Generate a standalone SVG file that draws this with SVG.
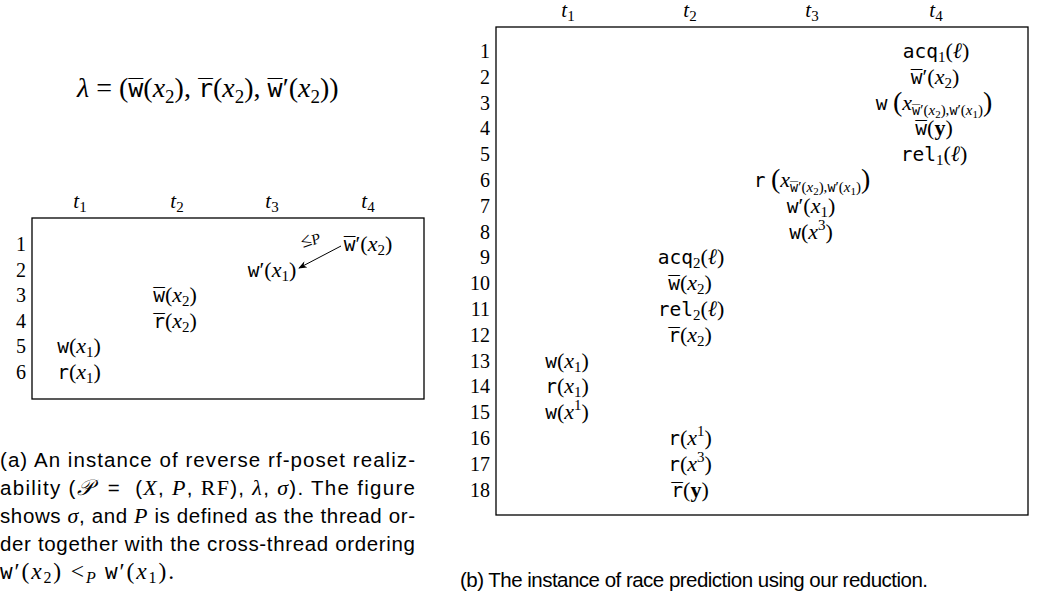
<svg xmlns="http://www.w3.org/2000/svg" width="1041" height="596" viewBox="0 0 1041 596">
<style>
text{font-family:"Liberation Serif",serif;fill:#000}
.e{font-size:22px}
.h{font-size:21px;text-anchor:middle}
.n{font-size:20px;text-anchor:end}
.c{text-anchor:middle}
.m{font-family:"DejaVu Sans Mono",monospace;font-size:19.5px}
.i{font-style:italic}
.s{font-size:15px}
.s2{font-size:15px}
.sm{font-family:"DejaVu Sans Mono",monospace;font-size:13.5px}
.s3{font-size:11px}
.bp{font-size:28px}
.cap{font-family:"Liberation Sans",sans-serif;font-size:20.5px}
.ms{font-family:"Liberation Serif",serif;font-size:22px}
.ml{font-family:"Liberation Serif",serif;font-size:23.5px}
.mss{font-family:"Liberation Serif",serif;font-size:16px}
.box{fill:none;stroke:#000;stroke-width:1.3}
.conn{fill:none;stroke:#000;stroke-width:1}
</style>
<defs>
<marker id="ah" viewBox="0 0 10 8" refX="9" refY="4" markerWidth="9" markerHeight="7" orient="auto" markerUnits="userSpaceOnUse">
<path d="M0,0 L10,4 L0,8 L3,4 Z" fill="#000"/>
</marker>
</defs>

<g id="lambda">
<text x="77" y="97" style="font-size:28px"><tspan class="i">λ</tspan> = (<tspan class="m" style="font-size:25px">w̅</tspan>(<tspan class="i">x</tspan><tspan style="font-size:19px" dy="6">2</tspan><tspan dy="-6">), </tspan><tspan class="m" style="font-size:25px">r̅</tspan>(<tspan class="i">x</tspan><tspan style="font-size:19px" dy="6">2</tspan><tspan dy="-6">), </tspan><tspan class="m" style="font-size:25px">w̅</tspan>′(<tspan class="i">x</tspan><tspan style="font-size:19px" dy="6">2</tspan><tspan dy="-6">))</tspan></text>
</g>

<g id="panel-a">
<g id="a-headers">
<text class="h" x="80" y="208"><tspan class="i">t</tspan><tspan class="s" dy="4">1</tspan></text>
<text class="h" x="177" y="208"><tspan class="i">t</tspan><tspan class="s" dy="4">2</tspan></text>
<text class="h" x="272" y="208"><tspan class="i">t</tspan><tspan class="s" dy="4">3</tspan></text>
<text class="h" x="368" y="208"><tspan class="i">t</tspan><tspan class="s" dy="4">4</tspan></text>
</g>
<rect class="box" x="32" y="218" width="392" height="181"/>
<g id="a-rows">
<text class="n" x="26" y="251">1</text>
<text class="n" x="26" y="276.5">2</text>
<text class="n" x="26" y="302">3</text>
<text class="n" x="26" y="327.5">4</text>
<text class="n" x="26" y="353">5</text>
<text class="n" x="26" y="378.5">6</text>
</g>
<g id="a-w2p"><text class="e c" x="368" y="251"><tspan class="m">w̅</tspan>′(<tspan class="i">x</tspan><tspan class="s" dy="4">2</tspan><tspan dy="-4">)</tspan></text></g>
<g id="a-w1p"><text class="e c" x="272" y="276.5"><tspan class="m">w</tspan>′(<tspan class="i">x</tspan><tspan class="s" dy="4">1</tspan><tspan dy="-4">)</tspan></text></g>
<g id="a-w2"><text class="e c" x="175" y="302"><tspan class="m">w̅</tspan>(<tspan class="i">x</tspan><tspan class="s" dy="4">2</tspan><tspan dy="-4">)</tspan></text></g>
<g id="a-r2"><text class="e c" x="175" y="327.5"><tspan class="m">r̅</tspan>(<tspan class="i">x</tspan><tspan class="s" dy="4">2</tspan><tspan dy="-4">)</tspan></text></g>
<g id="a-w1"><text class="e c" x="79" y="353"><tspan class="m">w</tspan>(<tspan class="i">x</tspan><tspan class="s" dy="4">1</tspan><tspan dy="-4">)</tspan></text></g>
<g id="a-r1"><text class="e c" x="79" y="378.5"><tspan class="m">r</tspan>(<tspan class="i">x</tspan><tspan class="s" dy="4">1</tspan><tspan dy="-4">)</tspan></text></g>
<g id="a-connectors">
<line class="conn" x1="341" y1="246" x2="299" y2="268" marker-end="url(#ah)"/>
<text style="font-size:19px" transform="translate(303,248) rotate(-20)">≤<tspan class="i" style="font-size:15px" dy="1">P</tspan></text>
</g>
</g>

<g id="caption-a">
<text class="cap" x="0" y="467" textLength="415" lengthAdjust="spacing">(a) An instance of reverse rf-poset realiz-</text>
<text class="cap" x="0" y="495" textLength="415" lengthAdjust="spacing">ability (<tspan class="ms i">𝒫</tspan>&#160;&#160;=&#160;&#160;(<tspan class="ms i">X</tspan>, <tspan class="ms i">P</tspan>, <tspan class="ms">RF</tspan>), <tspan class="ms i">λ</tspan>, <tspan class="ms i">σ</tspan>). The figure</text>
<text class="cap" x="0" y="523" textLength="415" lengthAdjust="spacing">shows <tspan class="ms i">σ</tspan>, and <tspan class="ms i">P</tspan> is defined as the thread or-</text>
<text class="cap" x="0" y="551" textLength="415" lengthAdjust="spacing">der together with the cross-thread ordering</text>
<text class="cap" x="0" y="579" textLength="174" lengthAdjust="spacing"><tspan class="m" style="font-size:21px">w</tspan><tspan class="ml">′(</tspan><tspan class="ml i">x</tspan><tspan class="mss" dy="4">2</tspan><tspan class="ml" dy="-4">) &lt;</tspan><tspan class="mss i" dy="4">P</tspan><tspan dy="-4"> </tspan><tspan class="m" style="font-size:21px">w</tspan><tspan class="ml">′(</tspan><tspan class="ml i">x</tspan><tspan class="mss" dy="4">1</tspan><tspan class="ml" dy="-4">).</tspan></text>
</g>

<g id="panel-b">
<g id="b-headers">
<text class="h" x="568" y="17"><tspan class="i">t</tspan><tspan class="s" dy="4">1</tspan></text>
<text class="h" x="690" y="17"><tspan class="i">t</tspan><tspan class="s" dy="4">2</tspan></text>
<text class="h" x="812" y="17"><tspan class="i">t</tspan><tspan class="s" dy="4">3</tspan></text>
<text class="h" x="936" y="17"><tspan class="i">t</tspan><tspan class="s" dy="4">4</tspan></text>
</g>
<rect class="box" x="496" y="27" width="532" height="488"/>
<g id="b-rows">
<text class="n" x="490" y="58">1</text>
<text class="n" x="490" y="83.8">2</text>
<text class="n" x="490" y="109.6">3</text>
<text class="n" x="490" y="135.4">4</text>
<text class="n" x="490" y="161.2">5</text>
<text class="n" x="490" y="187">6</text>
<text class="n" x="490" y="212.8">7</text>
<text class="n" x="490" y="238.6">8</text>
<text class="n" x="490" y="264.4">9</text>
<text class="n" x="490" y="290.2">10</text>
<text class="n" x="490" y="316">11</text>
<text class="n" x="490" y="341.8">12</text>
<text class="n" x="490" y="367.6">13</text>
<text class="n" x="490" y="393.4">14</text>
<text class="n" x="490" y="419.2">15</text>
<text class="n" x="490" y="445">16</text>
<text class="n" x="490" y="470.8">17</text>
<text class="n" x="490" y="496.6">18</text>
</g>
<g id="b-t4">
<text class="e c" x="936" y="58"><tspan class="m">acq</tspan><tspan class="s" dy="4">1</tspan><tspan dy="-4">(<tspan class="i">ℓ</tspan>)</tspan></text>
<text class="e c" x="935" y="83.8"><tspan class="m">w̅</tspan>′(<tspan class="i">x</tspan><tspan class="s" dy="4">2</tspan><tspan dy="-4">)</tspan></text>
<text class="e c" x="934" y="109.6"><tspan class="m">w</tspan> <tspan class="bp" dy="1">(</tspan><tspan class="i" dy="-1">x</tspan><tspan class="sm" dy="5">w̅</tspan><tspan class="s2">′(<tspan class="i">x</tspan></tspan><tspan class="s3" dy="3">2</tspan><tspan class="s2" dy="-3">),</tspan><tspan class="sm">w</tspan><tspan class="s2">′(<tspan class="i">x</tspan></tspan><tspan class="s3" dy="3">1</tspan><tspan class="s2" dy="-3">)</tspan><tspan class="bp" dy="-4">)</tspan></text>
<text class="e c" x="934" y="135.4"><tspan class="m">w̅</tspan>(<tspan font-weight="bold">y</tspan>)</text>
<text class="e c" x="934" y="161.2"><tspan class="m">rel</tspan><tspan class="s" dy="4">1</tspan><tspan dy="-4">(<tspan class="i">ℓ</tspan>)</tspan></text>
</g>
<g id="b-t3">
<text class="e c" x="812" y="187"><tspan class="m">r</tspan> <tspan class="bp" dy="1">(</tspan><tspan class="i" dy="-1">x</tspan><tspan class="sm" dy="5">w̅</tspan><tspan class="s2">′(<tspan class="i">x</tspan></tspan><tspan class="s3" dy="3">2</tspan><tspan class="s2" dy="-3">),</tspan><tspan class="sm">w</tspan><tspan class="s2">′(<tspan class="i">x</tspan></tspan><tspan class="s3" dy="3">1</tspan><tspan class="s2" dy="-3">)</tspan><tspan class="bp" dy="-4">)</tspan></text>
<text class="e c" x="811" y="212.8"><tspan class="m">w</tspan>′(<tspan class="i">x</tspan><tspan class="s" dy="4">1</tspan><tspan dy="-4">)</tspan></text>
<text class="e c" x="811" y="238.6"><tspan class="m">w</tspan>(<tspan class="i">x</tspan><tspan class="s" dy="-9">3</tspan><tspan dy="9">)</tspan></text>
</g>
<g id="b-t2">
<text class="e c" x="691" y="264.4"><tspan class="m">acq</tspan><tspan class="s" dy="4">2</tspan><tspan dy="-4">(<tspan class="i">ℓ</tspan>)</tspan></text>
<text class="e c" x="690" y="290.2"><tspan class="m">w̅</tspan>(<tspan class="i">x</tspan><tspan class="s" dy="4">2</tspan><tspan dy="-4">)</tspan></text>
<text class="e c" x="691" y="316"><tspan class="m">rel</tspan><tspan class="s" dy="4">2</tspan><tspan dy="-4">(<tspan class="i">ℓ</tspan>)</tspan></text>
<text class="e c" x="690" y="341.8"><tspan class="m">r̅</tspan>(<tspan class="i">x</tspan><tspan class="s" dy="4">2</tspan><tspan dy="-4">)</tspan></text>
<text class="e c" x="690" y="445"><tspan class="m">r</tspan>(<tspan class="i">x</tspan><tspan class="s" dy="-9">1</tspan><tspan dy="9">)</tspan></text>
<text class="e c" x="690" y="470.8"><tspan class="m">r</tspan>(<tspan class="i">x</tspan><tspan class="s" dy="-9">3</tspan><tspan dy="9">)</tspan></text>
<text class="e c" x="690" y="496.6"><tspan class="m">r̅</tspan>(<tspan font-weight="bold">y</tspan>)</text>
</g>
<g id="b-t1">
<text class="e c" x="567" y="367.6"><tspan class="m">w</tspan>(<tspan class="i">x</tspan><tspan class="s" dy="4">1</tspan><tspan dy="-4">)</tspan></text>
<text class="e c" x="567" y="393.4"><tspan class="m">r</tspan>(<tspan class="i">x</tspan><tspan class="s" dy="4">1</tspan><tspan dy="-4">)</tspan></text>
<text class="e c" x="567" y="419.2"><tspan class="m">w</tspan>(<tspan class="i">x</tspan><tspan class="s" dy="-9">1</tspan><tspan dy="9">)</tspan></text>
</g>
</g>

<g id="caption-b">
<text class="cap" x="460" y="587" textLength="468" lengthAdjust="spacing">(b) The instance of race prediction using our reduction.</text>
</g>
</svg>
════
**WHAT YOU WILL DO**
Of the lines above, how many contain the word "with"? Provide the number and nothing else.

**ANSWER TO THE TASK**
2